As a researcher whose specialisation involves searching out how the Seven Gifts of the Holy Spirit operate in the various parts of the soul, I am increasingly horrified when pastors tell their flock that meeting Jesus' standards is "too hard" or the bar is set "too high" (I'm looking at you, National Catholic Reporter) completely ignoring that the entire purpose of Confirmation is to strengthen us (hence the Latin confirmare, 'to strengthen-with') for the life of discipleship). To decline assistance from the Sacrament of Confirmation is to effectively say to the Holy Spirit: "I don't want your help" when he is the veritable pot of gold freely given to a thief intent on robbing a bank.

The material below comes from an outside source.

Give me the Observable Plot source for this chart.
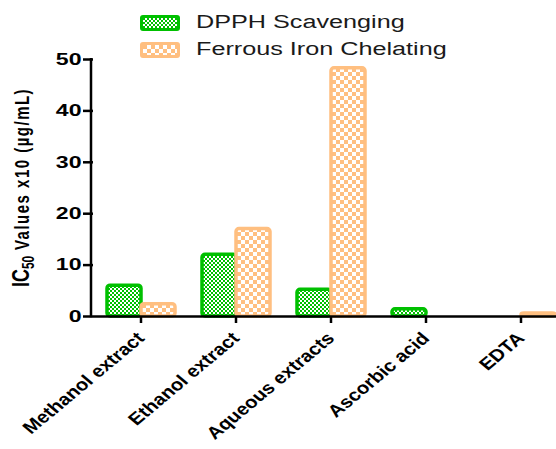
<!DOCTYPE html>
<html><head><meta charset="utf-8">
<script src="https://cdn.jsdelivr.net/npm/d3@7"></script>
<script src="https://cdn.jsdelivr.net/npm/@observablehq/plot@0.6"></script>
<style>
body{margin:0;background:#fff;font-family:"Liberation Sans",Arial,sans-serif;}
#wrap{position:relative;width:556px;height:449px;overflow:hidden;background:#fff;}
#legend{position:absolute;left:140px;top:9px;}
.item{display:flex;align-items:center;height:27px;}
.sw{box-sizing:border-box;width:40px;height:16px;border-radius:3px;margin-right:16px;flex:none;}
.sw.g{background-color:#00c000;border:3px solid #00c000;background-image:repeating-conic-gradient(#ffffff 0 25%, transparent 0 50%);background-size:4px 4px;}
.sw.o{background-color:#ffbf80;border:3px solid #ffbf80;background-image:repeating-conic-gradient(#ffffff 0 25%, transparent 0 50%);background-size:8px 8px;}
.lab{font-size:18px;color:#1a1a1a;display:inline-block;transform:scaleX(1.4);transform-origin:0 50%;white-space:nowrap;}
</style>
</head><body>
<div id="wrap">
  <div id="legend"></div>
</div>
<script>
const categories = ["Methanol extract", "Ethanol extract", "Aqueous extracts", "Ascorbic acid", "EDTA"];
const seriesNames = ["DPPH Scavenging", "Ferrous Iron Chelating"];
const dpph = [6.0, 12.0, 5.2, 1.4, 0];
const ferrous = [2.4, 17.0, 48.3, 0, 0.6];
const yTicks = [0, 10, 20, 30, 40, 50];

const GREEN = "#00c000", PEACH = "#ffbf80";
const rows = categories.flatMap((c, i) => [
  {cat: c, series: seriesNames[0], value: dpph[i]},
  {cat: c, series: seriesNames[1], value: ferrous[i]}
]);

// legend
const legend = document.getElementById("legend");
seriesNames.forEach((s, i) => {
  const it = document.createElement("div"); it.className = "item";
  const sw = document.createElement("div"); sw.className = "sw " + (i === 0 ? "g" : "o");
  const lb = document.createElement("span"); lb.className = "lab"; lb.textContent = s;
  it.appendChild(sw); it.appendChild(lb); legend.appendChild(it);
});

const chart = Plot.plot({
  width: 556, height: 449,
  marginLeft: 91, marginRight: -14, marginTop: 59, marginBottom: 133,
  style: {fontFamily: "Liberation Sans, Arial, sans-serif", background: "transparent", color: "#000"},
  fx: {domain: categories, padding: 0, label: null},
  x: {domain: seriesNames, paddingInner: 0, paddingOuter: 0.39, axis: null},
  y: {domain: [0, 50], label: null},
  marks: [
    Plot.barY(rows.filter(d => d.series === seriesNames[0] && d.value > 0),
      {fx: "cat", x: "series", y: "value", fill: "url(#pat-green)", stroke: GREEN, strokeWidth: 3.5, rx: 3}),
    Plot.barY(rows.filter(d => d.series === seriesNames[1] && d.value > 0),
      {fx: "cat", x: "series", y: "value", fill: "url(#pat-peach)", stroke: PEACH, strokeWidth: 3.5, rx: 3}),
    Plot.ruleY([0], {stroke: "#000", strokeWidth: 2.5}),
    Plot.axisY({ticks: yTicks, tickSize: 10, tickPadding: 2, fontSize: 16.5, fontWeight: "bold", strokeWidth: 2.5, label: null}),
    Plot.axisFx({anchor: "bottom", tickSize: 7, tickRotate: -45, tickPadding: 12, fontSize: 17, fontWeight: "bold", strokeWidth: 2.5, label: null})
  ]
});

const svg = d3.select(chart);
const defs = svg.insert("defs", ":first-child");
const pg = defs.append("pattern").attr("id", "pat-green").attr("patternUnits", "userSpaceOnUse").attr("width", 4).attr("height", 4);
pg.append("rect").attr("width", 4).attr("height", 4).attr("fill", GREEN);
pg.append("rect").attr("width", 2).attr("height", 2).attr("fill", "#fff");
pg.append("rect").attr("x", 2).attr("y", 2).attr("width", 2).attr("height", 2).attr("fill", "#fff");
const po = defs.append("pattern").attr("id", "pat-peach").attr("patternUnits", "userSpaceOnUse").attr("width", 8).attr("height", 8);
po.append("rect").attr("width", 8).attr("height", 8).attr("fill", PEACH);
po.append("rect").attr("width", 4).attr("height", 4).attr("fill", "#fff");
po.append("rect").attr("x", 4).attr("y", 4).attr("width", 4).attr("height", 4).attr("fill", "#fff");

// horizontal stretch of the tick labels (the reference is drawn wide)
function stretch(sel, sx) {
  svg.selectAll(sel).each(function() {
    let tr = this.getAttribute("transform");
    if (!tr) {
      tr = `translate(${this.getAttribute("x") || 0},${this.getAttribute("y") || 0})`;
      this.removeAttribute("x"); this.removeAttribute("y");
    }
    if (tr.includes("rotate(")) tr = tr.replace("rotate(", `scale(${sx},1) rotate(`);
    else tr += ` scale(${sx},1)`;
    this.setAttribute("transform", tr);
  });
}
stretch('g[aria-label="y-axis tick label"] text', 1.4);
stretch('g[aria-label="fx-axis tick label"] text', 1.2);

// y axis line from the y scale
const y = chart.scale("y");
svg.append("line")
  .attr("x1", 91).attr("x2", 91)
  .attr("y1", y.apply(0) + 1.25).attr("y2", y.apply(50) - 1)
  .attr("stroke", "#000").attr("stroke-width", 2.5);

// y axis title with subscript
const t = svg.append("text")
  .attr("transform", `translate(29,${(y.apply(0) + y.apply(50)) / 2}) scale(1.3,1) rotate(-90)`)
  .attr("text-anchor", "middle")
  .attr("font-family", "Liberation Sans, Arial, sans-serif")
  .attr("font-weight", "bold").attr("fill", "#000");
t.append("tspan").attr("font-size", 18).text("IC");
t.append("tspan").attr("font-size", 12).attr("dy", 4).text("50");
t.append("tspan").attr("font-size", 15).attr("dy", -4).attr("letter-spacing", 1.5).text(" Values x10 (µg/mL)");

document.getElementById("wrap").appendChild(chart);
chart.style.position = "absolute"; chart.style.left = "0"; chart.style.top = "0";
</script>
</body></html>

The icon at the top of this post is from St Catherine's Monastery on Mount Sinai, where St John Climacus once flourished. His spiritual playbook, The Ladder of Divine Ascent, describes a ladder reaching to heaven, with each of its thirty rungs representing a particular struggle for virtue (hence 'asceticism,' from the Greek word for 'struggle'). It is a sobering icon, as it shows some monks pulled off the ladder by apostate angels early on, and others later on, as they struggle to ascend. At the top of the ladder is the Lord Jesus Christ, who is the goal of our striving, not so much to earn heaven (Pelagianism be damned!), but to acquire the character of Christ Himself: "Put on the Lord Jesus Christ!" (Rom 13:14).
The wonderful thing is that we do not do this on our own. "...for God is at work in you, both to will and to work for his good pleasure!" (Phil 2:13). As St Augustine explained, grace invites, graces moves us to consent, and grace works in us to be Christlike.
At the end of the day, it's not so much that becoming like Christ is difficult.
Rather, it's that we underestimate the greatness of the human soul which, out of all of material creation, alone is able to have indwelling us nothing less than the Holy Trinity.